Pokie gambling drops by $201,000
Palmerston North gamblers put $201,000 less into pokie machines in the last three months of 2012 than in the previous quarter.
They also had 18 fewer machines they could use, after the closure of the Fitzherbert Ave TAB, as shown in the latest pokie machine figures released by the Department of Internal Affairs.
The closure of the Palmerston North RSA, which had 18 machines, also happened during the quarter.
The drop in spending and in machine numbers was an "excellent" trend, said city council community wellbeing committee chairman Lew Findlay.
As part of his community work he supports several clients who cannot resist the pokies.
"It's a horrific addiction.
"I have one client who just can't walk past the pokies, and you can't go anywhere in the central city without going past the machines,"
Mr Findlay said.
People in Palmerston North still blew $4.1 million on gaming machines, which was 1.94 per cent of the national amount.
Palmerston North officially had 410 machines at the end of December, but the demise of the RSA drops that number to 392, eight below the cap set by the council in May last year, down from the previous cap of 430.

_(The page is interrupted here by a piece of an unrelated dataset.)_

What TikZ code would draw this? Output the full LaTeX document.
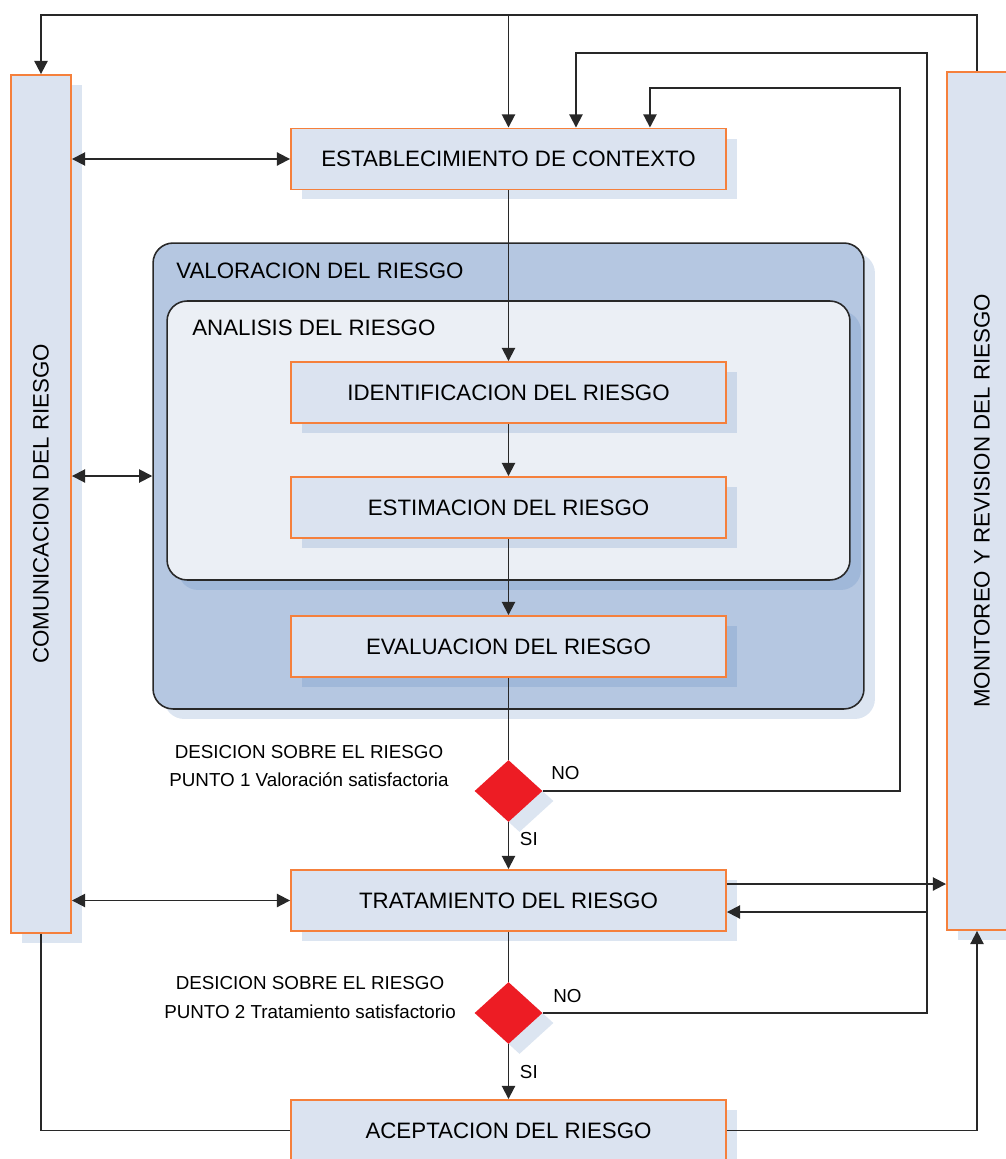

The RSA closure could provide an opportunity for another operator to pick up the eight extra machines.
Cr Findlay said that he hoped the council would be able to act to bring the sinking lid down faster before that happened, but policy analyst Peter Ridge was not available to explain what would happen next.
The council's decision to reduce the cap on numbers last year was hotly contested by operators, by trusts that distribute a portion of the profits to community organisations, and by some of the groups that depend on their grants.
Cr Bruce Wilson summed up the industry as "a very inefficient method of supporting community groups", with about 4 per cent of what was put into the machines released for distribution.
Palmerston North's spending mirrored a national trend for the last quarter, when the number of gaming machines in the country's 1381 pubs and clubs dropped by just over 2.5 per cent from 18,133 to 17,670.
There were 29 fewer gaming machine venues compared with the year before.
Gaming machine spending declined by 3.1 per cent or $27.1 million to $839.7m. Spending of $214.6m in the fourth quarter of 2012 was $5.8m less than the same period of 2011 but $1.7m or 0.8 per cent up on the third quarter of 2012.